Im Gegensatz zur Schweiz bleiben in Grossbritannien vor allem deswegen immer mehr Stellen unbesetzt, weil die Erwerbsquote schrumpft. Seit Ausbruch der Pandemie haben sich rund 500’000 Personen vom Arbeitsmarkt zurückgezogen. Ins Gewicht fällt eine markante Abwanderung von Arbeitnehmern aus der EU. Der Brexit erschwert die schnelle Besetzung offener Stellen. Derweil zwingt der Personalmangel die Wirtschaft in die Knie – Flugzeuge starten nicht, Restaurants schliessen. Im März und April schrumpfte die Wirtschaft. Der Arbeitsmarkt scheint nur deshalb nicht vollends auszutrocknen, weil das Land von einer anhaltend hohen Zuwanderung aus Nicht-EU-Staaten profitiert. Auch wenn der konkrete Effekt des Brexit nur schwer von parallelen Entwicklungen (insbesondere Pandemie) isoliert werden kann, so deuten alle Daten darauf hin, dass der EU-Austritt die angespannte Situation auf dem Arbeitsmarkt verschärft.

In der Schweiz hat die Erwerbsquote das Vorpandemie-Niveau hingegen wieder erreicht. Die Zuwanderung aus dem EU-Raum blieb über die Pandemie hinweg stabil, wovon nicht zuletzt auch das Gesundheitswesen profitierte. Und sie trägt dazu bei, dass die Wirtschaft zurzeit floriert. Allerdings trübt sich das internationale Umfeld ein.

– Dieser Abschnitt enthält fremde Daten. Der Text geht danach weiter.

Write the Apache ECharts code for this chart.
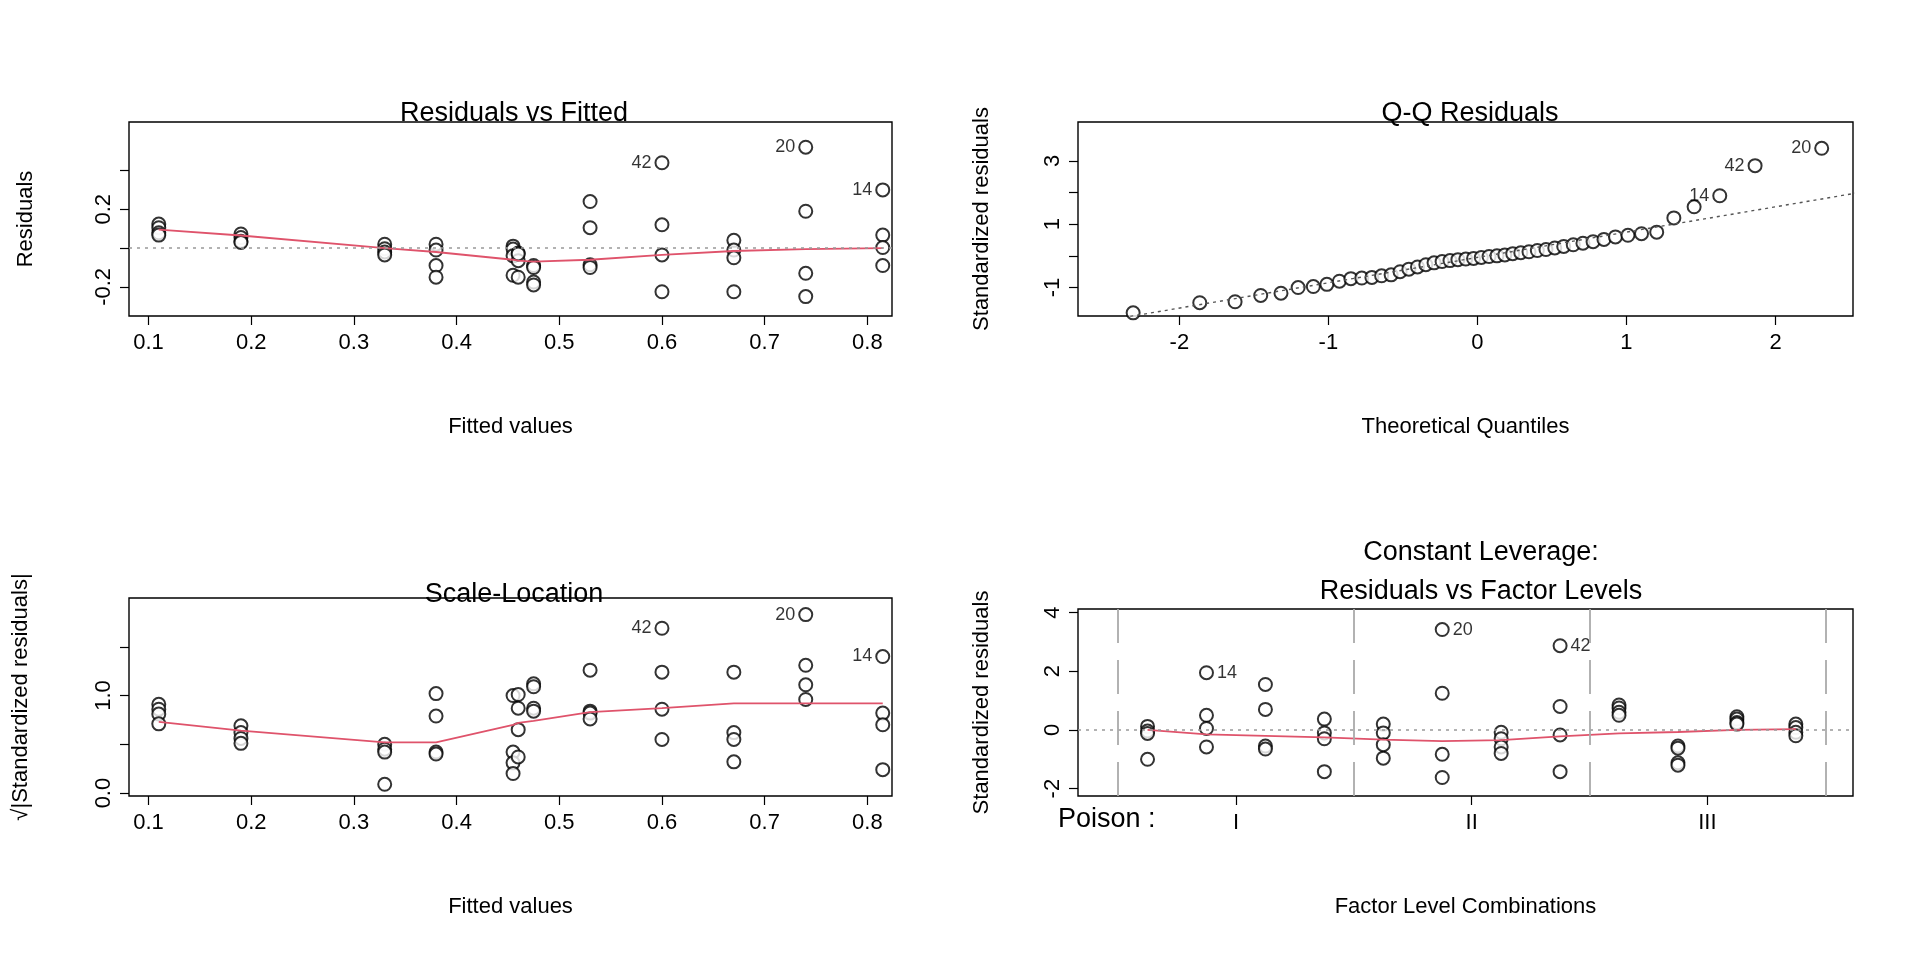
<!DOCTYPE html>
<html>
<head>
<meta charset="utf-8">
<script src="https://cdn.jsdelivr.net/npm/echarts@6/dist/echarts.min.js"></script>
<style>html,body{margin:0;background:#fff}#c{width:1920px;height:960px}</style>
</head>
<body>
<div id="c"></div>
<script>
// fitted value of each of the 12 poison x treatment cells
const fitted = [0.11, 0.19, 0.33, 0.38, 0.455, 0.46, 0.475, 0.53, 0.60, 0.67, 0.74, 0.815];
// residuals, 4 per cell
const resid = [
  [0.124, 0.105, 0.079, 0.067],
  [0.073, 0.054, 0.035, 0.029],
  [0.02, -0.003, -0.02, -0.035],
  [0.02, -0.01, -0.09, -0.15],
  [0.01, -0.005, -0.04, -0.14],
  [-0.025, -0.065, -0.15, -0.03],
  [-0.09, -0.1, -0.175, -0.19],
  [0.24, 0.105, -0.086, -0.1],
  [0.44, 0.12, -0.035, -0.225],
  [0.04, -0.01, -0.05, -0.225],
  [0.52, 0.19, -0.13, -0.25],
  [0.30, 0.067, 0.003, -0.09]
];
const residSmooth = [0.095, 0.065, 0.0, -0.02, -0.06, -0.065, -0.07, -0.06, -0.035, -0.015, -0.005, 0.0];
// sqrt(|standardized residuals|), 4 per cell
const scaleLoc = [
  [0.91, 0.86, 0.81, 0.71],
  [0.69, 0.62, 0.56, 0.51],
  [0.5, 0.45, 0.42, 0.09],
  [1.02, 0.79, 0.42, 0.40],
  [1.0, 0.42, 0.31, 0.2],
  [1.01, 0.87, 0.65, 0.37],
  [1.12, 1.09, 0.87, 0.84],
  [1.26, 0.84, 0.82, 0.76],
  [1.69, 1.24, 0.86, 0.55],
  [1.24, 0.62, 0.55, 0.32],
  [1.83, 1.31, 1.11, 0.96],
  [1.4, 0.82, 0.7, 0.24]
];
const scaleSmooth = [0.73, 0.64, 0.52, 0.52, 0.7, 0.72, 0.74, 0.83, 0.87, 0.92, 0.92, 0.92];
// Q-Q
const theoQ = [-2.31, -1.863, -1.626, -1.454, -1.318, -1.203, -1.101, -1.010, -0.926, -0.849, -0.776, -0.708,
  -0.643, -0.579, -0.519, -0.460, -0.402, -0.346, -0.291, -0.237, -0.184, -0.131, -0.078, -0.026,
  0.026, 0.078, 0.131, 0.184, 0.237, 0.291, 0.346, 0.402, 0.460, 0.519, 0.579, 0.643,
  0.708, 0.776, 0.849, 0.926, 1.010, 1.101, 1.203, 1.318, 1.454, 1.626, 1.863, 2.31];
const stdSorted = [-1.8, -1.48, -1.45, -1.25, -1.18, -1.0, -0.97, -0.9, -0.8, -0.72, -0.7, -0.68,
  -0.63, -0.6, -0.5, -0.42, -0.35, -0.28, -0.22, -0.18, -0.15, -0.12, -0.1, -0.08,
  -0.05, -0.02, 0.0, 0.03, 0.07, 0.1, 0.13, 0.17, 0.2, 0.25, 0.3, 0.35,
  0.4, 0.45, 0.52, 0.6, 0.65, 0.7, 0.75, 1.2, 1.55, 1.9, 2.85, 3.4];
const qqLabels = {45: '14', 46: '42', 47: '20'};
const qqLine = [[-2.7, -2.21], [2.55, 1.99]];
// standardized residuals by factor level combination (4 per cell)
const stdRes = [
  [0.12, -0.04, -0.12, -1.0],
  [1.95, 0.5, 0.05, -0.58],
  [1.55, 0.7, -0.55, -0.65],
  [0.37, -0.1, -0.3, -1.42],
  [0.2, -0.1, -0.5, -0.96],
  [3.42, 1.25, -0.83, -1.62],
  [-0.08, -0.3, -0.58, -0.8],
  [2.87, 0.8, -0.17, -1.42],
  [0.85, 0.75, 0.6, 0.5],
  [-0.55, -0.62, -1.12, -1.2],
  [0.45, 0.37, 0.25, 0.2],
  [0.2, 0.08, -0.08, -0.2]
];
const levelSmooth = [0, -0.15, -0.2, -0.25, -0.33, -0.38, -0.35, -0.22, -0.12, -0.07, 0, 0.03];
const poisonLevels = ['I', 'II', 'III'];
// labelled observations: [cell, index within cell] -> id
const fittedLabels = {'8-0': '42', '10-0': '20', '11-0': '14'};
const levelLabels = {'1-0': '14', '5-0': '20', '7-0': '42'};

const FONT = 'Liberation Sans';
const pt = {symbol: 'emptyCircle', symbolSize: 13, itemStyle: {color: '#000', borderColor: '#000', borderWidth: 1.5}};
const ptLabel = {show: true, distance: 3, fontSize: 18, fontFamily: FONT, color: '#000'};

function cellPoints(xs, vals, labels, pos) {
  const out = [];
  vals.forEach((arr, g) => arr.forEach((v, k) => {
    const item = {value: [xs[g], v]};
    const id = labels[g + '-' + k];
    if (id) item.label = Object.assign({formatter: id, position: pos}, ptLabel);
    out.push(item);
  }));
  return out;
}
const cellIdx = fitted.map((_, i) => i + 1);

function xAx(grid, min, max, ticks, name, fmt) {
  return {
    type: 'value', gridIndex: grid, min: min, max: max, name: name, nameLocation: 'middle', nameGap: 100,
    nameTextStyle: {fontSize: 22, fontFamily: FONT, color: '#000'},
    splitLine: {show: false}, axisLine: {show: false, onZero: false},
    axisTick: {show: true, length: 9, customValues: ticks, lineStyle: {color: '#000', width: 1.2}},
    axisLabel: {customValues: ticks, fontSize: 22, fontFamily: FONT, color: '#000', margin: 16, formatter: fmt}
  };
}
function yAx(grid, min, max, ticks, name, fmt, gap) {
  return {
    type: 'value', gridIndex: grid, min: min, max: max, name: name, nameLocation: 'middle', nameGap: gap,
    nameTextStyle: {fontSize: 22, fontFamily: FONT, color: '#000'},
    splitLine: {show: false}, axisLine: {show: false, onZero: false},
    axisTick: {show: true, length: 9, customValues: ticks, lineStyle: {color: '#000', width: 1.2}},
    axisLabel: {customValues: ticks, fontSize: 22, fontFamily: FONT, color: '#000', margin: 14, rotate: 90,
      verticalAlign: 'bottom', align: 'center', formatter: fmt}
  };
}
const red = {color: '#DF536B', width: 1.8};
const gridBase = {show: true, borderColor: '#000', borderWidth: 1.4, backgroundColor: 'transparent'};
const titleStyle = {fontSize: 27, fontWeight: 'normal', fontFamily: FONT, color: '#000', lineHeight: 39};

const option = {
  animation: false,
  backgroundColor: '#fff',
  title: [
    {text: 'Residuals vs Fitted', left: 509, top: 89, textAlign: 'center', textStyle: titleStyle},
    {text: 'Q-Q Residuals', left: 1465, top: 89, textAlign: 'center', textStyle: titleStyle},
    {text: 'Scale-Location', left: 509, top: 570, textAlign: 'center', textStyle: titleStyle},
    {text: 'Constant Leverage:\nResiduals vs Factor Levels', left: 1476, top: 528, textAlign: 'center', textStyle: titleStyle}
  ],
  graphic: [{type: 'text', left: 1058, top: 806, style: {text: 'Poison :', fontSize: 27, fontFamily: FONT, fill: '#000'}}],
  grid: [
    Object.assign({left: 129, top: 122, width: 763, height: 194}, gridBase),
    Object.assign({left: 1078, top: 122, width: 775, height: 194}, gridBase),
    Object.assign({left: 129, top: 598, width: 763, height: 198}, gridBase),
    Object.assign({left: 1078, top: 609, width: 775, height: 187}, gridBase)
  ],
  xAxis: [
    xAx(0, 0.081, 0.824, [0.1, 0.2, 0.3, 0.4, 0.5, 0.6, 0.7, 0.8], 'Fitted values', v => v.toFixed(1)),
    xAx(1, -2.68, 2.52, [-2, -1, 0, 1, 2], 'Theoretical Quantiles', v => String(v)),
    xAx(2, 0.081, 0.824, [0.1, 0.2, 0.3, 0.4, 0.5, 0.6, 0.7, 0.8], 'Fitted values', v => v.toFixed(1)),
    xAx(3, -0.18, 12.97, [2.5, 6.5, 10.5], 'Factor Level Combinations', v => poisonLevels[Math.round((v - 2.5) / 4)])
  ],
  yAxis: [
    yAx(0, -0.35, 0.65, [-0.2, 0, 0.2, 0.4], 'Residuals', v => (Math.abs(v - 0.2) < 1e-6 ? '0.2' : Math.abs(v + 0.2) < 1e-6 ? '-0.2' : ''), 92),
    yAx(1, -1.9, 4.23, [-1, 0, 1, 2, 3], 'Standardized residuals', v => (Math.abs(v) % 2 === 1 ? String(v) : ''), 85),
    yAx(2, -0.03, 2.0, [0, 0.5, 1.0, 1.5], '√|Standardized residuals|', v => (v === 0 ? '0.0' : v === 1 ? '1.0' : ''), 97),
    yAx(3, -2.25, 4.12, [-2, 0, 2, 4], 'Standardized residuals', v => String(v), 85)
  ],
  series: [
    Object.assign({type: 'scatter', xAxisIndex: 0, yAxisIndex: 0, data: cellPoints(fitted, resid, fittedLabels, 'left'),
      markLine: {silent: true, symbol: 'none', label: {show: false}, lineStyle: {color: '#999', type: [3, 5], width: 1.5}, data: [{yAxis: 0}]}}, pt),
    {type: 'line', xAxisIndex: 0, yAxisIndex: 0, data: fitted.map((x, i) => [x, residSmooth[i]]), symbol: 'none', lineStyle: red},
    Object.assign({type: 'scatter', xAxisIndex: 1, yAxisIndex: 1,
      data: theoQ.map((x, i) => {
        const item = {value: [x, stdSorted[i]]};
        if (qqLabels[i]) item.label = Object.assign({formatter: qqLabels[i], position: 'left'}, ptLabel);
        return item;
      })}, pt),
    {type: 'line', xAxisIndex: 1, yAxisIndex: 1, data: qqLine, symbol: 'none', lineStyle: {color: '#555', type: [3, 4], width: 1.4}},
    Object.assign({type: 'scatter', xAxisIndex: 2, yAxisIndex: 2, data: cellPoints(fitted, scaleLoc, fittedLabels, 'left')}, pt),
    {type: 'line', xAxisIndex: 2, yAxisIndex: 2, data: fitted.map((x, i) => [x, scaleSmooth[i]]), symbol: 'none', lineStyle: red},
    Object.assign({type: 'scatter', xAxisIndex: 3, yAxisIndex: 3, data: cellPoints(cellIdx, stdRes, levelLabels, 'right'),
      markLine: {silent: true, symbol: 'none', label: {show: false}, data: [
        {yAxis: 0, lineStyle: {color: '#999', type: [3, 5], width: 1.5}},
        {xAxis: 0.5, lineStyle: {color: '#aaa', type: [34, 17], width: 1.8}},
        {xAxis: 4.5, lineStyle: {color: '#aaa', type: [34, 17], width: 1.8}},
        {xAxis: 8.5, lineStyle: {color: '#aaa', type: [34, 17], width: 1.8}},
        {xAxis: 12.5, lineStyle: {color: '#aaa', type: [34, 17], width: 1.8}}
      ]}}, pt),
    {type: 'line', xAxisIndex: 3, yAxisIndex: 3, data: cellIdx.map((x, i) => [x, levelSmooth[i]]), symbol: 'none', lineStyle: red}
  ]
};
echarts.init(document.getElementById('c')).setOption(option);
</script>
</body>
</html>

Wenn die Konjunktur abflaut, dürfte sich auch die Situation am Arbeitsmarkt wieder etwas entspannen.

Senkung der Mineralölsteuer oder gleich ein «chèque fédéral»?

Im Vergleich zum Ausland ist die Inflation zudem weiterhin moderat. Und dennoch überbieten sich in Bern derweil Politiker aller Couleur mit Vorstössen zur Abfederung einer Krise, die es so nicht gibt. Der Staat sollte eine überhitzte Nachfrage mittels «chèque fédéral» oder Ähnlichem nicht noch zusätzlich stimulieren. Stattdessen empfiehlt es sich, auf die Stärke zweier bewährter Institutionen zu vertrauen: Der Nationalbank, die gewillt scheint, dem inflationären Druck entgegenzuwirken, und – eben – dem robusten Arbeitsmarkt (Lohnerhöhungen sind zu erwarten), der seinen Teil dazu beitragen wird, die Situation zu entschärfen.

Also alles bestens? Nicht ganz. Auch wenn politischer Aktivismus aktuell nicht angezeigt ist, so besteht mittelfristig durchaus Handlungsbedarf. Um dem Fachkräftemangel effektiv entgegenzuwirken, gilt es einerseits, das vorhandene inländische Arbeitskräftepotenzial besser auszuschöpfen. Diesbezügliche Vorschläge – etwa eine Verbesserung der Arbeitsanreize für Zweitverdienende mittels Individualbesteuerung – liegen auf dem Tisch. Andererseits wäre die Zeit reif, über Alternativen zum bürokratischen Kontingentsystem für Drittstaaten-Arbeitskräfte nachzudenken. Die Personenfreizügigkeit allein wird infolge der demografischen Entwicklung in den EU-Ländern die Nachfrage des Schweizer Arbeitsmarkts nach Fachkräften nicht befriedigen können. Der Bedarf nach Humankapital wird also zukünftig vermehrt ausserhalb des europäischen Raums abgedeckt werden müssen. Hier liegt migrationspolitisches Potenzial brach. Und es liesse sich – trotz Brexit – durchaus etwas von den Briten lernen.